Everton did spend £68.6m on Davy Klaassen and Gylfi Sigurdsson, with six weeks spent negotiating with Swansea City for the Iceland international, in addition to bringing back Wayne Rooney from Manchester United. No established Premier League strikers but plenty of options for the No10 role, and imbalance has been an inevitable feature of Everton’s performances, as well as a distinct lack of pace and threat. Koeman, who had persisted with a pedestrian team before Wednesday, also wanted competition and cover for Leighton Baines at left-back. In its absence, the right-back Mason Holgate was deployed there against Simon Grayson’s side as Jonjoe Kenny made his long-awaited full debut in defence.

Koeman has cited a lack of confidence, integrating so many new faces and a demanding schedule that brought consecutive league games against Manchester City, Chelsea, Tottenham Hotspur and Manchester United on top of Europa League commitments as contributing to the flat start. Valid arguments all. He has also railed against José Mourinho’s claim that Everton should be aiming for a top-four finish this seasonafter such heavy investment.
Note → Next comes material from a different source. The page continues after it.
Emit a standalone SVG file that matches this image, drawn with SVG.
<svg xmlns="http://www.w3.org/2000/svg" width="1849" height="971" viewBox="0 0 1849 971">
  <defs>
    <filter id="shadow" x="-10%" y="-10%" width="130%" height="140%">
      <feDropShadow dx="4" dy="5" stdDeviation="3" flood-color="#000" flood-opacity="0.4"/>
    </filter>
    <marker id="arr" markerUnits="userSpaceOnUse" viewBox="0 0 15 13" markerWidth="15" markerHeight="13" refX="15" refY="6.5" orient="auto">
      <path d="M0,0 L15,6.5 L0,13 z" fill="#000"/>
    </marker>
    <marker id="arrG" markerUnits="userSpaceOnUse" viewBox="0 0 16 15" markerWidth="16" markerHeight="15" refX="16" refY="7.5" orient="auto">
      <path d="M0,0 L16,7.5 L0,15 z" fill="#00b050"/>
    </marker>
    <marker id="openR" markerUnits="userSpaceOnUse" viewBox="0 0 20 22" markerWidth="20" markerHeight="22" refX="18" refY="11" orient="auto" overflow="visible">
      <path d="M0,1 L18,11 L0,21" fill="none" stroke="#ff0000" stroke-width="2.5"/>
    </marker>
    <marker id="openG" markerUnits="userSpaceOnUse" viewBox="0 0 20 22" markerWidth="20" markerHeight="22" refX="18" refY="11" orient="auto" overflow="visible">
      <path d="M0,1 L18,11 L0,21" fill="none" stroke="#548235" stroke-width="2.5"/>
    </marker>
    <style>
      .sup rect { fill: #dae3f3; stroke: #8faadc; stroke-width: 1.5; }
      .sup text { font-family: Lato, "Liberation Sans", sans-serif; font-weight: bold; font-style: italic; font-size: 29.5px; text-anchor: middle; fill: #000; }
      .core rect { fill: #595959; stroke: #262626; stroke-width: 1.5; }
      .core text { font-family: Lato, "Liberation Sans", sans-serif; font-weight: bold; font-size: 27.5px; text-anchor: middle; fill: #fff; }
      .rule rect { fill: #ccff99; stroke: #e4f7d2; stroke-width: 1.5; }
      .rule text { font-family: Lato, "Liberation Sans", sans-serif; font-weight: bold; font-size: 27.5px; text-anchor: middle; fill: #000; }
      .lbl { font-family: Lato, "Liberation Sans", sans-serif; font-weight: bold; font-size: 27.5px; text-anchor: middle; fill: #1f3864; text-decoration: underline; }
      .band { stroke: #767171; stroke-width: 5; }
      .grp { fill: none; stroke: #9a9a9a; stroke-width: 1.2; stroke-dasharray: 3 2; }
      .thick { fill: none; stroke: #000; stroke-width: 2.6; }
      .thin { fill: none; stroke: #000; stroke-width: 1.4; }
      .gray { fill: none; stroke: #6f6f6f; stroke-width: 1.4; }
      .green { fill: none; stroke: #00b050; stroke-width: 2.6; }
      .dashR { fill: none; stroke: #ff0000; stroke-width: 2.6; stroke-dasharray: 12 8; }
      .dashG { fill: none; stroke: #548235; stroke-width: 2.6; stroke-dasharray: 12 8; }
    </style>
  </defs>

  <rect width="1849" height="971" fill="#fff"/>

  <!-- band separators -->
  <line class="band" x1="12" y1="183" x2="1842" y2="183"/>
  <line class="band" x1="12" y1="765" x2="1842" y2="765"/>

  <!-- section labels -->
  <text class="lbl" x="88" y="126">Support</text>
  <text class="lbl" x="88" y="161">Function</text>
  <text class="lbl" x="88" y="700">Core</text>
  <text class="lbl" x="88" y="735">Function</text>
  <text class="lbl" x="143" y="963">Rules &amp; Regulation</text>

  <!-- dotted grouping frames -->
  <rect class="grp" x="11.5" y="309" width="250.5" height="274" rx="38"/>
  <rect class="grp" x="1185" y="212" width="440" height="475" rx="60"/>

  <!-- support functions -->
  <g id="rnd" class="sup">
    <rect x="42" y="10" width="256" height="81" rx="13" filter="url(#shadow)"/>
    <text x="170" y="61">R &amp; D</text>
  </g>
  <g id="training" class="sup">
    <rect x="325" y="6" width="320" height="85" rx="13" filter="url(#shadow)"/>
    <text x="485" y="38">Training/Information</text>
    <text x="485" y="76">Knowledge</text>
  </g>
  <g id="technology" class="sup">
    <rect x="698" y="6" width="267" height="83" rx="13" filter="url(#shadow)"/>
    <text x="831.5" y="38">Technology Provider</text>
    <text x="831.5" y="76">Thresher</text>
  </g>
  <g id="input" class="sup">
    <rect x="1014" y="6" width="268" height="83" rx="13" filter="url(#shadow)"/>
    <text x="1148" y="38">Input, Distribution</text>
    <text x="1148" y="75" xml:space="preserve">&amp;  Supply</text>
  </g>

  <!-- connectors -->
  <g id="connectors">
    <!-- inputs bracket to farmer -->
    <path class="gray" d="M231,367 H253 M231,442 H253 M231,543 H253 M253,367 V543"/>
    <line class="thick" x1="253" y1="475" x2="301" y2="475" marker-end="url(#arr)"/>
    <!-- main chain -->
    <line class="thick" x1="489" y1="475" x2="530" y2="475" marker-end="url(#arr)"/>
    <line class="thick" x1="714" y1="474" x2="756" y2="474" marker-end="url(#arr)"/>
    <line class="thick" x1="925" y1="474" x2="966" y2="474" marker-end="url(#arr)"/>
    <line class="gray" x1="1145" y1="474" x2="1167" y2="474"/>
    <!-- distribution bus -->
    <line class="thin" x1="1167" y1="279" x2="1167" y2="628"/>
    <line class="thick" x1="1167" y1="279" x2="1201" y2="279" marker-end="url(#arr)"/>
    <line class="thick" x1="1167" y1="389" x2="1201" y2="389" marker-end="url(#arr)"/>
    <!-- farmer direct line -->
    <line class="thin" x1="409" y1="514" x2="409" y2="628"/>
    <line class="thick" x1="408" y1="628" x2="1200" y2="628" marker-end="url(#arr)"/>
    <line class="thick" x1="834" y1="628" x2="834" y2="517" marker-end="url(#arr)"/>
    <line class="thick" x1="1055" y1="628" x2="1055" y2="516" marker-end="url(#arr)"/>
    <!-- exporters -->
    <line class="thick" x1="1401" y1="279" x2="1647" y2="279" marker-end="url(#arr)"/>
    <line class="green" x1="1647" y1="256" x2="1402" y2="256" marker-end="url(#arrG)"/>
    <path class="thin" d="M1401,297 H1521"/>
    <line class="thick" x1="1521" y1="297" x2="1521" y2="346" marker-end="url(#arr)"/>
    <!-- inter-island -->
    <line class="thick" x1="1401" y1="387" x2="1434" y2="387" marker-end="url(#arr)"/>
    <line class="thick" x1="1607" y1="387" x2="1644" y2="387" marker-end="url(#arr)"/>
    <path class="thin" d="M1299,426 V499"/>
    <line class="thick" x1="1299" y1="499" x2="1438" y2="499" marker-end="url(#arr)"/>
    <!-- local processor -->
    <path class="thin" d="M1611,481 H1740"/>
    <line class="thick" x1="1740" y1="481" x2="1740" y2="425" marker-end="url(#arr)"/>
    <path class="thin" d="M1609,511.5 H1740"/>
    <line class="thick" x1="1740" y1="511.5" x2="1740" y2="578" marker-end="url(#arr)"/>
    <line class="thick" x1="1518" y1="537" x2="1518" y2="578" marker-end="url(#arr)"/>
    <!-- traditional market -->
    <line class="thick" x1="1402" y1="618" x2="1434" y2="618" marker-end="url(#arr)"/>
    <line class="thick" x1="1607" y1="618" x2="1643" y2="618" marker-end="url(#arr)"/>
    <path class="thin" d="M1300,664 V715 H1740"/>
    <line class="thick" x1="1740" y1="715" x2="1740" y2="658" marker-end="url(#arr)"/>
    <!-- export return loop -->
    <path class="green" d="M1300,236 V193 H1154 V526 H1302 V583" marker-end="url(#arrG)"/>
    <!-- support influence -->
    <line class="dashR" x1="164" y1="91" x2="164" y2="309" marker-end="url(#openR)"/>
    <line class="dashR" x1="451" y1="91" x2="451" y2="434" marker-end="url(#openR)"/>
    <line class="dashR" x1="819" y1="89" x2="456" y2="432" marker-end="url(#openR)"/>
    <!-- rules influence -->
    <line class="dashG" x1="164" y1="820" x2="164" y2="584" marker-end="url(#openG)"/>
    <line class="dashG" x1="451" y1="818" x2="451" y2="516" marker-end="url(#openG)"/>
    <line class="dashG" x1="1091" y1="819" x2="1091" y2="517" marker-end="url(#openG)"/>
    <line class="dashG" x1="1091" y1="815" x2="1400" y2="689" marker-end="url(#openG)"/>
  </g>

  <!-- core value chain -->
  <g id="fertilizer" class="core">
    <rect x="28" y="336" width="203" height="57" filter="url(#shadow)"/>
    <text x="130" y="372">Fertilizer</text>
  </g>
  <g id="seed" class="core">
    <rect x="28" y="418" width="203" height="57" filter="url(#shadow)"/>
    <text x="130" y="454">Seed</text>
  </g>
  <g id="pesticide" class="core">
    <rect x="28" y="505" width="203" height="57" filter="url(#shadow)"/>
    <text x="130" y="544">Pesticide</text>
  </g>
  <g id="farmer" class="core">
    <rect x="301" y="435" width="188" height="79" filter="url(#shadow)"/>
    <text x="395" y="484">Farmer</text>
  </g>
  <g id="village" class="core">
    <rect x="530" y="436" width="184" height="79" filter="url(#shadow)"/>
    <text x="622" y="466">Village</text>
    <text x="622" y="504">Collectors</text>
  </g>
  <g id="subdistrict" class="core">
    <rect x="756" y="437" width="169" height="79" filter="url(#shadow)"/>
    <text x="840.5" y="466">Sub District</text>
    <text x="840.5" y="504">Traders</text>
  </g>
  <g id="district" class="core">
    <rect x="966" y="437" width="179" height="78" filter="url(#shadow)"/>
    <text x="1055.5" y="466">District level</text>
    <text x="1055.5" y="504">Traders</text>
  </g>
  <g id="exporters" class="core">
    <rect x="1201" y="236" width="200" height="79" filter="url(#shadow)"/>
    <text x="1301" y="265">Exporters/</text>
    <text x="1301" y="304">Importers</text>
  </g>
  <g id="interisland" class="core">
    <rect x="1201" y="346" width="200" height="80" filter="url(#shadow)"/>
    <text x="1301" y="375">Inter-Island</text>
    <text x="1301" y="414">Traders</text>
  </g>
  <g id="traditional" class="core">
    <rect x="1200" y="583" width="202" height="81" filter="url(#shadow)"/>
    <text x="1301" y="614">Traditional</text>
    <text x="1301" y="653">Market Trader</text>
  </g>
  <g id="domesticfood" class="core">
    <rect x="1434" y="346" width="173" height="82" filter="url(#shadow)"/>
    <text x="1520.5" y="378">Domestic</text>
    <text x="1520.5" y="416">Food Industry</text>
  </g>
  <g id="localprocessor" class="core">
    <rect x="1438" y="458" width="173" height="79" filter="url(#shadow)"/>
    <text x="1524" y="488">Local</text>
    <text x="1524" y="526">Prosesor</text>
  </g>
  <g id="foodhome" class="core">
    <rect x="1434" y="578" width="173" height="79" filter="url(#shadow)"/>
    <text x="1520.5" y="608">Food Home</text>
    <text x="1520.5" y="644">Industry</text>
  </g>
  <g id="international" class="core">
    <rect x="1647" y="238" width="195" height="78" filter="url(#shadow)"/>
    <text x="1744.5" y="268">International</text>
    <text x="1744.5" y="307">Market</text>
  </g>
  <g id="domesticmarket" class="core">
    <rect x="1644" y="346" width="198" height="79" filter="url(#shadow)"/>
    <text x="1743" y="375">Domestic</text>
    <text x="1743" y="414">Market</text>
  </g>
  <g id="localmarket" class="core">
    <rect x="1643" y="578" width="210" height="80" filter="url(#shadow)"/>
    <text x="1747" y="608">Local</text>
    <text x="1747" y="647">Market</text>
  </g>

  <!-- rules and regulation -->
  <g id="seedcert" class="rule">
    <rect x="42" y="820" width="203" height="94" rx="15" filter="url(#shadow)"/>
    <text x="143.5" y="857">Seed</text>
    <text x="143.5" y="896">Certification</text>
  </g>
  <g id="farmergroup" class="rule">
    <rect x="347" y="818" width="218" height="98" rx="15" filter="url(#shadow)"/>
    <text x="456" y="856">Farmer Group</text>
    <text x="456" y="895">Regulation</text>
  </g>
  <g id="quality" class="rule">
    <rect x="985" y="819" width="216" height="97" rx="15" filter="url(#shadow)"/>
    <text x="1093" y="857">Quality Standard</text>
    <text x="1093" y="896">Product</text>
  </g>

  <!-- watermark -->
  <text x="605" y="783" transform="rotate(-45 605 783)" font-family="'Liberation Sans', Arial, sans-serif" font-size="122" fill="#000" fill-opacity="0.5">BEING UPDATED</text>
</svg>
Unrealistic, retorted Koeman. “It’s crazy to put pressure on the team by saying we need to finish top four,” he added this week. “In my opinion it’s ridiculous.”

It is not unrealistic, however, to expect a club who have spent almost £170m this calender year to avoid such abject results as the 3-0 defeats by Spurs and Atalanta, to prioritise more than damage-limitation exercises at Old Trafford or Stamford Bridge, and a manager of Koeman’s experience to have a clearer idea of his preferred and most effective side.

Sunderland brought respite after a run of four successive defeats with no goals scored and 12 conceded. The Carabao Cup also made it easier for Koeman to rest big names, rotate his squad and inject youthful energy into the team. It will require a big call to do likewise against Bournemouth on Saturday but the supporters who cheered Niasse in midweek are unlikely to object.

“Tell me one manager who doesn’t have difficult or tough periods,” Koeman said. “Every season you have a period and let’s hope we have put ours to the back and can now go forward. I had a difficult time at Valencia but you can’t compare Valencia with Everton or Southampton or Benfica or PSV because that was really difficult and it was a revolution with a new stadium that was not built and still isn’t finished, I believe. That was the wrong club at the wrong time, but even when it is a negative period it is a learning point.

“The most important thing, and this is for every manager, is the connection with the players. If you feel you still have that good connection with the players and you think they are committed then that is the key point. The rest is all about decisions that don’t belong to the manager. But the connection with the players, the feeling with the players, that is the most important thing. I don’t have any reason to doubt my connection with the players at Everton. I believe in good results and winning games because of the quality we have in our squad.”